Seit 1996 betreibt die NHL ein Programm für Drogenmissbrauch und Verhaltensstörungen, das nun überprüft und verbessert werden soll. Gleich fünfmal ließ sich Brantt Myhres wegen seiner Alkohol- und Drogensucht behandeln. „Es ist einer der härtesten Jobs im Sport“, sagte der frühere Enforcer der „New York Times“. „Alle sehen nur die 20 000 Menschen, die dir zujubeln. Aber sie sehen nicht die dunklen Zeiten. Sie sehen nicht, wie du zusammengekauert im Hotelzimmer liegst und in Todesangst an den nächsten Kampf denkst.“

Die jüngsten Tragödien lassen auch noch aktive harte Männer nachdenklich werden. „Wenn du nur diese limitierte Rolle spielst, fühlst du dich wertlos“, sagte Paul Bissonnette, Enforcer bei den Phoenix Coyote, der Agentur Canadian Press.

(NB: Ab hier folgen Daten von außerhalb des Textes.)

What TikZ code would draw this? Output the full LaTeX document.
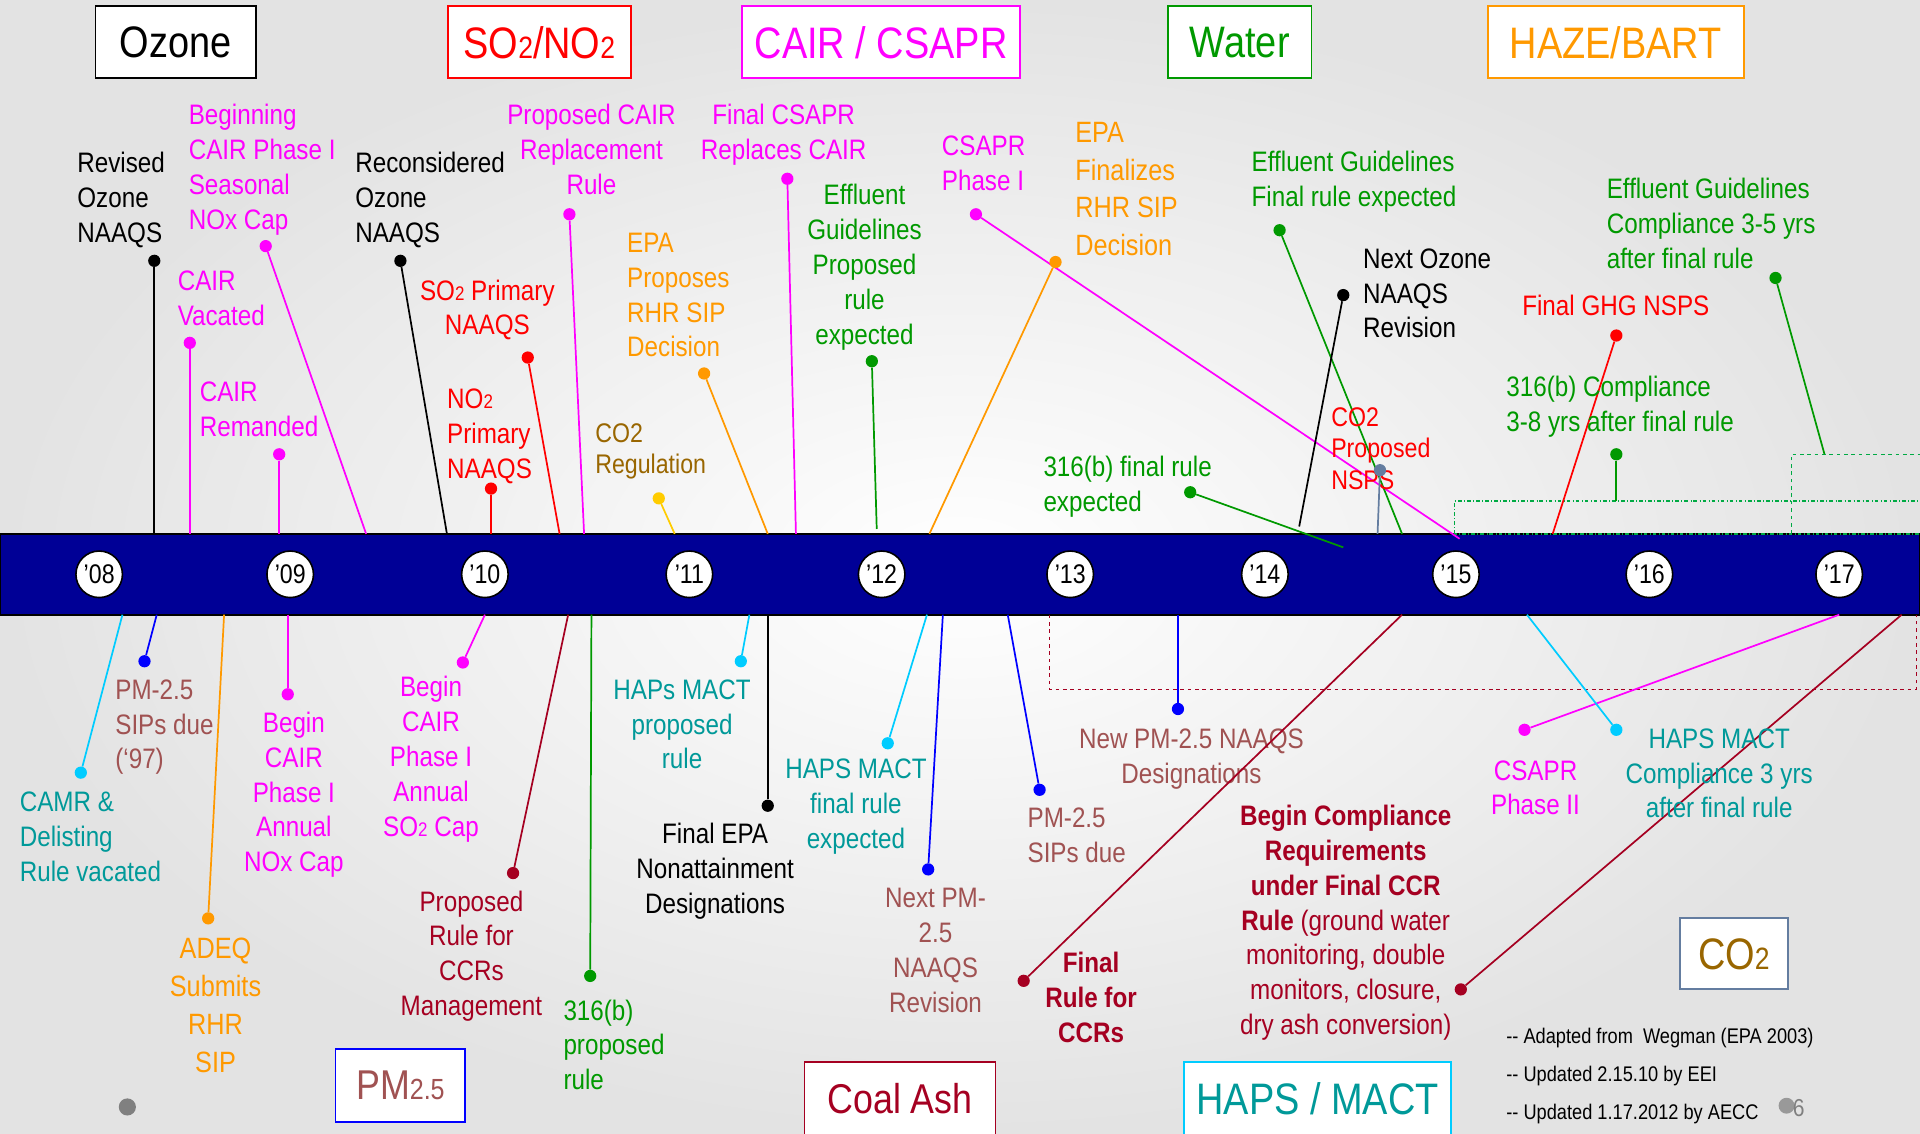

Offen bleibt, ob die NHL nun dem Vorbild der NFL folgt und mit neuen Regeln die Brutalität einschränken wird. Nachdem bei mehr als 20 Football-Profis posthum schwere Gehirnschäden festgestellt worden waren, sind harte Hits zum Kopf inzwischen verboten. Die Eishockeyprofis setzen vor der im Oktober beginnenden Saison zumindest auf ein Umdenken untereinander. „Ich denke, wir werden im kommenden Jahr so mitfühlend mit Teamkollegen umgehen, wie man es noch nie gesehen hat“, sagte Vancouvers Enforcer Todd Fedoruk.